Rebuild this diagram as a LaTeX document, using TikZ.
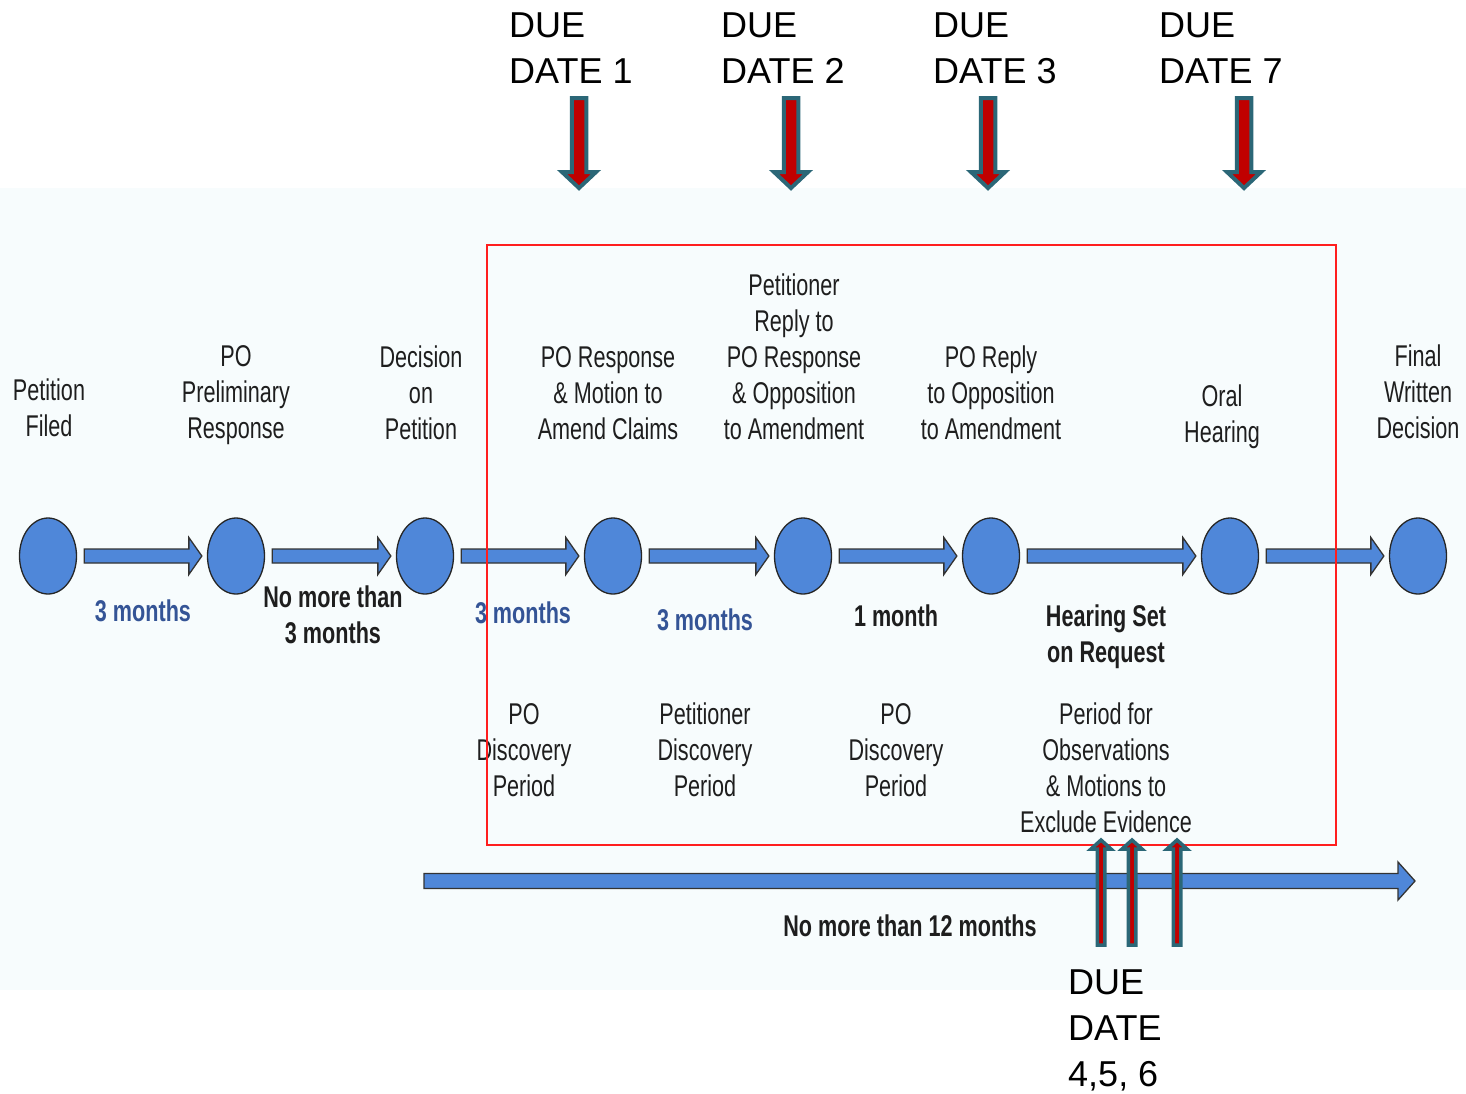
\documentclass[tikz,border=0pt]{standalone}
\usepackage{fontspec}
\setmainfont{Liberation Sans}
\newfontfamily\narrowfont[FakeStretch=0.72]{Liberation Sans}
\usetikzlibrary{shapes.geometric,calc}

\definecolor{bgazure}{RGB}{247,252,253}
\definecolor{evblue}{RGB}{79,135,217}
\definecolor{monthblue}{RGB}{52,84,150}
\definecolor{duered}{RGB}{192,0,0}
\definecolor{dueteal}{RGB}{43,103,119}
\definecolor{boxred}{RGB}{255,30,30}
\definecolor{labelgray}{RGB}{30,30,30}

% block arrow: [style]{tail}{tip}{half shaft}{half head}{head length}
\newcommand\blockarrow[6][]{%
  \draw[#1] ($(#2)!#4!90:(#3)$) -- ($(#3)!#6!(#2)!#4!-90:(#2)$)
    -- ($(#3)!#6!(#2)!#5!-90:(#2)$) -- (#3)
    -- ($(#3)!#6!(#2)!#5!90:(#2)$) -- ($(#3)!#6!(#2)!#4!90:(#2)$)
    -- ($(#2)!#4!-90:(#3)$) -- cycle;}

\tikzset{
  event/.style={ellipse, draw=black!85, line width=1.3pt, fill=evblue,
    minimum width=57pt, minimum height=76pt, inner sep=0pt},
  evtext/.style={font=\narrowfont\fontsize{30}{36}\selectfont, align=center,
    text=labelgray, inner sep=0pt},
  gaptext/.style={evtext, font=\narrowfont\bfseries\fontsize{30}{36}\selectfont},
  monthtext/.style={gaptext, text=monthblue},
  duetext/.style={font=\fontsize{36}{46}\selectfont, align=left, anchor=west,
    inner sep=0pt},
  blockarr/.style={draw=black!80, line width=1.3pt, fill=evblue, line join=miter},
  duearr/.style={draw=dueteal, line width=4pt, fill=duered, line join=miter}
}

\begin{document}
\begin{tikzpicture}[x=1pt,y=-1pt]
\useasboundingbox (0,0) rectangle (1466,1093);
\fill[bgazure] (0,188) rectangle (1466,990);

% events
\node[event] (c1) at (48,556) {};
\node[event] (c2) at (236,556) {};
\node[event] (c3) at (425,556) {};
\node[event] (c4) at (613,556) {};
\node[event] (c5) at (803,556) {};
\node[event] (c6) at (991,556) {};
\node[event] (c7) at (1230,556) {};
\node[event] (c8) at (1418,556) {};

\foreach \a/\b in {c1/c2,c2/c3,c3/c4,c4/c5,c5/c6,c6/c7,c7/c8}{
  \coordinate (\a-out) at ([xshift=7pt]\a.east);
  \coordinate (\b-in) at ([xshift=-5pt]\b.west);
  \blockarrow[blockarr]{\a-out}{\b-in}{7pt}{18.5pt}{13pt}
}

% labels above
\node[evtext] (t1) at (49,408) {Petition\\Filed};
\node[evtext] (t2) at (236,395) {PO\\Preliminary\\Response};
\node[evtext] (t3) at (421,393) {Decision\\on\\Petition};
\node[evtext] (t4) at (608,393) {PO Response\\\& Motion to\\Amend Claims};
\node[evtext] (t5) at (794,357) {Petitioner\\Reply to\\PO Response\\\& Opposition\\to Amendment};
\node[evtext] (t6) at (991,393) {PO Reply\\to Opposition\\to Amendment};
\node[evtext] (t7) at (1222,417) {Oral\\Hearing};
\node[evtext] (t8) at (1418,392) {Final\\Written\\Decision};

% durations
\node[monthtext] (g1) at (143,611) {3 months};
\node[gaptext] (g2) at (333,615) {No more than\\3 months};
\node[monthtext] (g3) at (523,613) {3 months};
\node[monthtext] (g4) at (705,620) {3 months};
\node[gaptext] (g5) at (896,616) {1 month};
\node[gaptext] (g6) at (1106,637) {Hearing Set\\on Request};

% periods
\node[evtext] (p1) at (524,750) {PO\\Discovery\\Period};
\node[evtext] (p2) at (705,750) {Petitioner\\Discovery\\Period};
\node[evtext] (p3) at (896,750) {PO\\Discovery\\Period};
\node[evtext] (p4) at (1106,768) {Period for\\Observations\\\& Motions to\\Exclude Evidence};

\draw[boxred, line width=2pt] (487,245) rectangle (1336,845);

% overall span
\coordinate (span-start) at (424,881);
\coordinate (span-end) at (1415,881);
\blockarrow[blockarr]{span-start}{span-end}{7.5pt}{19pt}{17pt}
\node[gaptext] (span) at (910,926) {No more than 12 months};

% due dates
\node[duetext] (due1) at (509,48) {DUE\\DATE 1};
\node[duetext] (due2) at (721,48) {DUE\\DATE 2};
\node[duetext] (due3) at (933,48) {DUE\\DATE 3};
\node[duetext] (due7) at (1159,48) {DUE\\DATE 7};
\node[duetext] (due456) at (1068,1030) {DUE\\DATE\\4,5, 6};

\foreach \n/\x in {1/579,2/791,3/988,7/1244}{
  \coordinate (d\n-tail) at (\x,98);
  \coordinate (d\n-tip) at (\x,188);
  \blockarrow[duearr]{d\n-tail}{d\n-tip}{7.25pt}{17pt}{16pt}
}
\foreach \n/\x in {4/1101,5/1132,6/1177}{
  \coordinate (d\n-tail) at (\x,945);
  \coordinate (d\n-tip) at (\x,840);
  \blockarrow[duearr, line width=3.5pt]{d\n-tail}{d\n-tip}{3.75pt}{10pt}{9pt}
}
\end{tikzpicture}
\end{document}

WORK INSTRUCTIONS: Print the complete listing exactly, apart from any pictures.

THE REPLY:
Rebuild this diagram as a LaTeX document, using TikZ.
\documentclass[tikz,border=0pt]{standalone}
\usepackage{fontspec}
\setmainfont{Liberation Sans}
\newfontfamily\narrowfont[FakeStretch=0.72]{Liberation Sans}
\usetikzlibrary{shapes.geometric,calc}

\definecolor{bgazure}{RGB}{247,252,253}
\definecolor{evblue}{RGB}{79,135,217}
\definecolor{monthblue}{RGB}{52,84,150}
\definecolor{duered}{RGB}{192,0,0}
\definecolor{dueteal}{RGB}{43,103,119}
\definecolor{boxred}{RGB}{255,30,30}
\definecolor{labelgray}{RGB}{30,30,30}

% block arrow: [style]{tail}{tip}{half shaft}{half head}{head length}
\newcommand\blockarrow[6][]{%
  \draw[#1] ($(#2)!#4!90:(#3)$) -- ($(#3)!#6!(#2)!#4!-90:(#2)$)
    -- ($(#3)!#6!(#2)!#5!-90:(#2)$) -- (#3)
    -- ($(#3)!#6!(#2)!#5!90:(#2)$) -- ($(#3)!#6!(#2)!#4!90:(#2)$)
    -- ($(#2)!#4!-90:(#3)$) -- cycle;}

\tikzset{
  event/.style={ellipse, draw=black!85, line width=1.3pt, fill=evblue,
    minimum width=57pt, minimum height=76pt, inner sep=0pt},
  evtext/.style={font=\narrowfont\fontsize{30}{36}\selectfont, align=center,
    text=labelgray, inner sep=0pt},
  gaptext/.style={evtext, font=\narrowfont\bfseries\fontsize{30}{36}\selectfont},
  monthtext/.style={gaptext, text=monthblue},
  duetext/.style={font=\fontsize{36}{46}\selectfont, align=left, anchor=west,
    inner sep=0pt},
  blockarr/.style={draw=black!80, line width=1.3pt, fill=evblue, line join=miter},
  duearr/.style={draw=dueteal, line width=4pt, fill=duered, line join=miter}
}

\begin{document}
\begin{tikzpicture}[x=1pt,y=-1pt]
\useasboundingbox (0,0) rectangle (1466,1093);
\fill[bgazure] (0,188) rectangle (1466,990);

% events
\node[event] (c1) at (48,556) {};
\node[event] (c2) at (236,556) {};
\node[event] (c3) at (425,556) {};
\node[event] (c4) at (613,556) {};
\node[event] (c5) at (803,556) {};
\node[event] (c6) at (991,556) {};
\node[event] (c7) at (1230,556) {};
\node[event] (c8) at (1418,556) {};

\foreach \a/\b in {c1/c2,c2/c3,c3/c4,c4/c5,c5/c6,c6/c7,c7/c8}{
  \coordinate (\a-out) at ([xshift=7pt]\a.east);
  \coordinate (\b-in) at ([xshift=-5pt]\b.west);
  \blockarrow[blockarr]{\a-out}{\b-in}{7pt}{18.5pt}{13pt}
}

% labels above
\node[evtext] (t1) at (49,408) {Petition\\Filed};
\node[evtext] (t2) at (236,395) {PO\\Preliminary\\Response};
\node[evtext] (t3) at (421,393) {Decision\\on\\Petition};
\node[evtext] (t4) at (608,393) {PO Response\\\& Motion to\\Amend Claims};
\node[evtext] (t5) at (794,357) {Petitioner\\Reply to\\PO Response\\\& Opposition\\to Amendment};
\node[evtext] (t6) at (991,393) {PO Reply\\to Opposition\\to Amendment};
\node[evtext] (t7) at (1222,417) {Oral\\Hearing};
\node[evtext] (t8) at (1418,392) {Final\\Written\\Decision};

% durations
\node[monthtext] (g1) at (143,611) {3 months};
\node[gaptext] (g2) at (333,615) {No more than\\3 months};
\node[monthtext] (g3) at (523,613) {3 months};
\node[monthtext] (g4) at (705,620) {3 months};
\node[gaptext] (g5) at (896,616) {1 month};
\node[gaptext] (g6) at (1106,637) {Hearing Set\\on Request};

% periods
\node[evtext] (p1) at (524,750) {PO\\Discovery\\Period};
\node[evtext] (p2) at (705,750) {Petitioner\\Discovery\\Period};
\node[evtext] (p3) at (896,750) {PO\\Discovery\\Period};
\node[evtext] (p4) at (1106,768) {Period for\\Observations\\\& Motions to\\Exclude Evidence};

\draw[boxred, line width=2pt] (487,245) rectangle (1336,845);

% overall span
\coordinate (span-start) at (424,881);
\coordinate (span-end) at (1415,881);
\blockarrow[blockarr]{span-start}{span-end}{7.5pt}{19pt}{17pt}
\node[gaptext] (span) at (910,926) {No more than 12 months};

% due dates
\node[duetext] (due1) at (509,48) {DUE\\DATE 1};
\node[duetext] (due2) at (721,48) {DUE\\DATE 2};
\node[duetext] (due3) at (933,48) {DUE\\DATE 3};
\node[duetext] (due7) at (1159,48) {DUE\\DATE 7};
\node[duetext] (due456) at (1068,1030) {DUE\\DATE\\4,5, 6};

\foreach \n/\x in {1/579,2/791,3/988,7/1244}{
  \coordinate (d\n-tail) at (\x,98);
  \coordinate (d\n-tip) at (\x,188);
  \blockarrow[duearr]{d\n-tail}{d\n-tip}{7.25pt}{17pt}{16pt}
}
\foreach \n/\x in {4/1101,5/1132,6/1177}{
  \coordinate (d\n-tail) at (\x,945);
  \coordinate (d\n-tip) at (\x,840);
  \blockarrow[duearr, line width=3.5pt]{d\n-tail}{d\n-tip}{3.75pt}{10pt}{9pt}
}
\end{tikzpicture}
\end{document}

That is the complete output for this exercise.